2) All of these services are great and necessary. 
3) Every school needs more of them.
4) The outcomes of these services are notoriously hard to measure.
5) The best result of most services is when they help mitigate reasons why a student wouldn't be able to fully participate in a class. 
6) Providers of wraparound services can a do a terrific job with a kid and that student will still likely exhibit some significant challenges -- low grades, behavior issues, inconsistent attendance, etc. 

What I want to shout any time I read articles that describe a school's wraparound services but say little about a school's instruction: Wraparound services should not be confused with the main purpose of any school: teaching kids.
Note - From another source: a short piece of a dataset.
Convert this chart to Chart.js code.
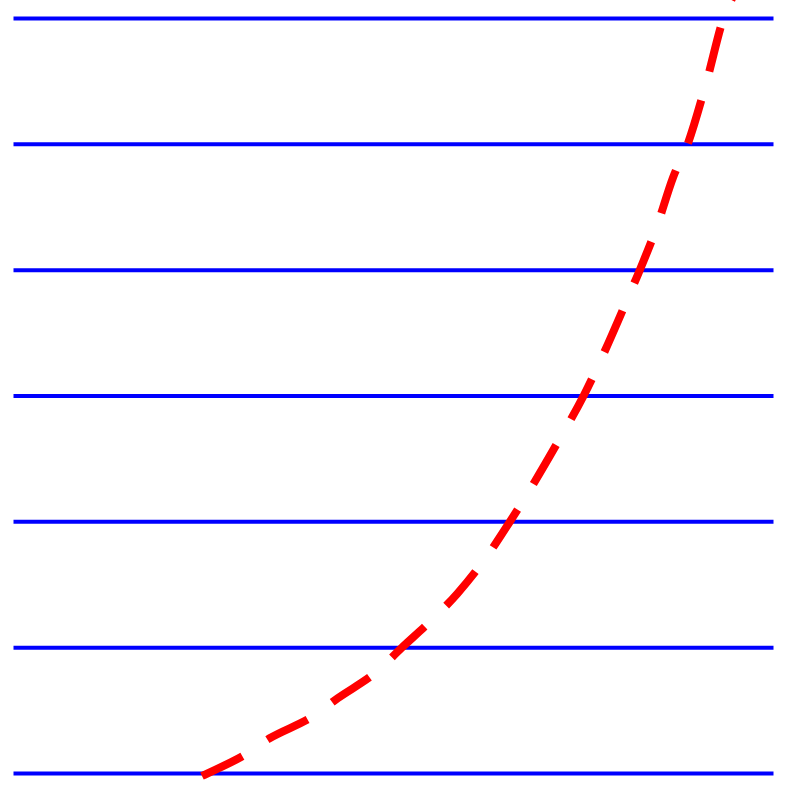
<!DOCTYPE html>
<html>
<head>
<meta charset="utf-8">
<script src="https://cdn.jsdelivr.net/npm/chart.js@4"></script>
<style>
  html, body { margin: 0; padding: 0; background: #fff; }
  #wrap { width: 789px; height: 793px; position: relative; }
</style>
</head>
<body>
<div id="wrap"><canvas id="chart"></canvas></div>
<script>
// horizontal reference levels
const levels = [0, 1, 2, 3, 4, 5, 6];
const levelSpan = [0, 10];

// dashed curve
const curveX = [2.48, 3.02, 3.37, 3.93, 4.27, 4.76, 5.11, 5.52, 5.84, 6.21, 6.53, 6.77, 7.14, 7.50, 7.76, 8.17, 8.24, 8.45, 8.68, 8.87, 9.12, 9.34, 9.47];
const curveY = [-0.02, 0.14, 0.28, 0.45, 0.60, 0.80, 1.00, 1.23, 1.43, 1.71, 2.00, 2.23, 2.61, 3.00, 3.33, 3.90, 4.00, 4.32, 4.74, 5.00, 5.50, 6.00, 6.18];

const levelSets = levels.map(function(v) {
  return {
    data: levelSpan.map(function(x) { return { x: x, y: v }; }),
    borderColor: '#0000ff',
    borderWidth: 4,
    pointRadius: 0,
    fill: false,
    order: 1,
    clip: false
  };
});

const curveSet = {
  data: curveX.map(function(x, i) { return { x: x, y: curveY[i] }; }),
  borderColor: '#ff0000',
  borderWidth: 8,
  borderDash: [45, 30],
  borderCapStyle: 'butt',
  cubicInterpolationMode: 'monotone',
  pointRadius: 0,
  fill: false,
  order: 0,
  clip: false
};

const ctx = document.getElementById('chart').getContext('2d');
new Chart(ctx, {
  type: 'line',
  data: { datasets: levelSets.concat([curveSet]) },
  options: {
    responsive: true,
    maintainAspectRatio: false,
    animation: false,
    layout: { padding: { left: 13.5, right: 15.5, top: 18.5, bottom: 19.5 } },
    plugins: {
      legend: { display: false },
      tooltip: { enabled: false }
    },
    scales: {
      x: { type: 'linear', min: 0, max: 10, display: false },
      y: { type: 'linear', min: 0, max: 6, display: false }
    }
  }
});
</script>
</body>
</html>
At different junctures in my career, I oversaw some wraparound services at a few different schools. I can say that nearly every counselor and social worker with whom I've worked has gone above and beyond to provide care beyond their job description. (Even then, some students have needs that exceed a school's capacity to meet. This could be where, for example, specialized schools or inpatient treatment programs come in.)

But even at their best, counselors shouldn't have to shoulder a teacher's responsibility. Sometimes it's a victory for a student to be present at school and doing just enough to pass a class.

Once a kid is in class, the overwhelming factor in determining how a student does is the teacher. From there, the major factors in ensuring a teacher does her/his job well are the leadership, instructional coaching, and culture of the school. (I'm simplifying a lot here. Scores of books have been written on what it takes to do each of those factors well and, even then, I've never seen or worked in a school that has it completely figured out.)

So, a school could have the greatest wraparound services in the world, but if the school's focus isn't on instruction, then the school isn't fulfilling its mission. 

The cool thing about education is that when another school succeeds, it's good for everyone. School achievement is the opposite of a zero-sum game. I'm rooting for the iPromise school because it could improve the lives of thousands of Akron kids over the years. Kudos to James for providing startup funding and ongoing support**. 

Just keep in mind that the main -- though not only -- determinant of success will be the factor that's gotten the least media attention: the teachers and administrators doing the work of teaching the kids. 

**I've read some criticisms of James because he isn't funding the whole thing. Ohio law sets limits on how much a private citizen can fund a public school.